When I started Weight Watchers in April 2006, I weighed 197. I didn't fit into most of my size 16 clothes and I couldn't imagine being anything other than a lactating woman that still couldn't bend over. I threw away all my "skinny" clothes, including most of what I wore in New Hampshire (although clearly I wasn't that skinny then. I just didn't have the flap of extra skin around my belly button and the enormous breasts). Everything I owned was a size 16-18.

This morning, I stepped on the scale and it read 180, exactly. It was a little mind boggling because I don't feel like I've been doing that much differently lately, just trying not to binge. I was tempted to abuse my body after my conversations with J. the past couple of days but I've done well staying focusing and not eating hard foods (dental problems, not eating ones).
______

Throughout most of my teenaged and adult life, my life has been dictated by these numbers. I can't believe that I'm actually going to post them because I work so hard to hide what I actually weigh and coyly avoid discussing metrics of size and shape. This is Weight Watchers has given me - it's given me the confidence to say: I've lost 17 pounds and I feel better about myself at this weight. I have a long way to go, but I'm getting there.

6 comments:

g-starr said...

it is incredibly brave of you to publish all that, and you should be really proud of that 17 pounds.

of course, the most important thing is that you feel happy and not just what the scale says. but you seem to be doing well on both accounts. it's quite inspiring.

well done :o)

Anonymous said...

What g-starr said!

p.s. I can't wait to see hippie Z in his tie-dyed beauty! Glad you got 'em...

xo

Anonymous said...

Great for you for sharing with all of us this past post. Congrats on the 17lbs lost. That is wonderful. I have doing weight watchers for two weeks now and with just one weigh in I have lost 4.8lbs. I was shocked, but made me realize WW really does work.

Good for you for now eating when you were so upset after this past weekend. I am sure it was hard not to. I so tend to eat right after I get upset.

Anonymous said...

I know that took a lot of courage to post. I'm not up to doing that myself yet. Right now I am within a pound or two of you and am disappointed in myself because that is 10 pounds more than where I was a few months ago. We have decided to start WW up again on Nov. 1st, after the in-laws are gone and I have control of my kitchen again. Between now and then, I'm just trying to keep a little better eye on my portion sizes and snacking.

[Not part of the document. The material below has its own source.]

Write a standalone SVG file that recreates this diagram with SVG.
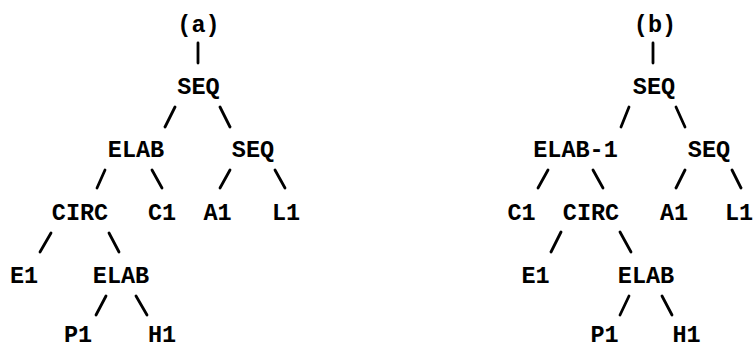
<svg xmlns="http://www.w3.org/2000/svg" width="753" height="349" viewBox="0 0 753 349">
<style>
text{font-family:"Liberation Mono","DejaVu Sans Mono",monospace;font-weight:bold;font-size:23.5px;fill:#000;text-anchor:middle}
line{stroke:#000;stroke-width:2.8;stroke-linecap:round}
</style>
<rect width="753" height="349" fill="#fff"/>
<g id="connectors">
<line x1="198" y1="43" x2="198" y2="63"/>
<line x1="175" y1="107" x2="165" y2="127"/>
<line x1="220" y1="107" x2="230" y2="127"/>
<line x1="105" y1="170" x2="97" y2="188"/>
<line x1="152" y1="170" x2="162" y2="188"/>
<line x1="230" y1="170" x2="220" y2="188"/>
<line x1="275" y1="170" x2="285" y2="188"/>
<line x1="51" y1="233" x2="40" y2="252"/>
<line x1="109" y1="233" x2="119" y2="252"/>
<line x1="106" y1="296" x2="96" y2="315"/>
<line x1="136" y1="296" x2="147" y2="315"/>
<line x1="653" y1="43" x2="653" y2="63"/>
<line x1="629" y1="107" x2="621" y2="127"/>
<line x1="676" y1="107" x2="685" y2="127"/>
<line x1="548" y1="170" x2="538" y2="188"/>
<line x1="593" y1="170" x2="603" y2="188"/>
<line x1="685" y1="170" x2="676" y2="188"/>
<line x1="732" y1="170" x2="741" y2="188"/>
<line x1="561" y1="232" x2="551" y2="252"/>
<line x1="620" y1="232" x2="631" y2="252"/>
<line x1="629" y1="296" x2="620" y2="315"/>
<line x1="662" y1="296" x2="672" y2="315"/>
</g>
<g id="a-label"><text x="198.5" y="32">(a)</text></g>
<g id="a-seq"><text x="198.5" y="94">SEQ</text></g>
<g id="a-elab"><text x="136" y="157">ELAB</text></g>
<g id="a-seq2"><text x="253" y="157">SEQ</text></g>
<g id="a-circ"><text x="80" y="220">CIRC</text></g>
<g id="a-c1"><text x="162" y="220">C1</text></g>
<g id="a-a1"><text x="217.5" y="220">A1</text></g>
<g id="a-l1"><text x="286" y="220">L1</text></g>
<g id="a-e1"><text x="24" y="283">E1</text></g>
<g id="a-elab2"><text x="121" y="283">ELAB</text></g>
<g id="a-p1"><text x="78" y="342">P1</text></g>
<g id="a-h1"><text x="162" y="342">H1</text></g>
<g id="b-label"><text x="655" y="32">(b)</text></g>
<g id="b-seq"><text x="654" y="94">SEQ</text></g>
<g id="b-elab1"><text x="575.5" y="157">ELAB-1</text></g>
<g id="b-seq2"><text x="709" y="157">SEQ</text></g>
<g id="b-c1"><text x="521.5" y="220">C1</text></g>
<g id="b-circ"><text x="591" y="220">CIRC</text></g>
<g id="b-a1"><text x="674" y="220">A1</text></g>
<g id="b-l1"><text x="739" y="220">L1</text></g>
<g id="b-e1"><text x="535.5" y="283">E1</text></g>
<g id="b-elab"><text x="646" y="283">ELAB</text></g>
<g id="b-p1"><text x="604.5" y="342">P1</text></g>
<g id="b-h1"><text x="686.5" y="342">H1</text></g>
</svg>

You are doing great and I'm sure you will continue to do so. All it takes is a little determination and control.

Anonymous said...

first of all, my sympathies for your cat.

secondly, i think it's really awesome that you made this post, and one of the things that continually impresses me about this blog-- aside from just how insightful your entries are-- is how honest and open they are.

i have the opposite problem-- i can go 10 days at a time eating only liquids, or i'll eat 8 kalamata olives and call it dinner. None of my clothes fit me anymore, and in the past few weeks, several people have greeted me with, "Holy sh*t, you're tiny!," rather than "hello."

so, as soon as i finish writing this, i'm going to go over to my pantry and make dinner for myself for real. (it's almost 9 and of course i haven't had dinner yet.) and not just broth, but actual food.

so thank you for that, and for making me reflect upon my own size, now and in the past, and helping me to take responsibility for that.

v

Stacey said...

I struggle with my own weight issues...that was a very motivational post. Must.get.back.on.treadmill!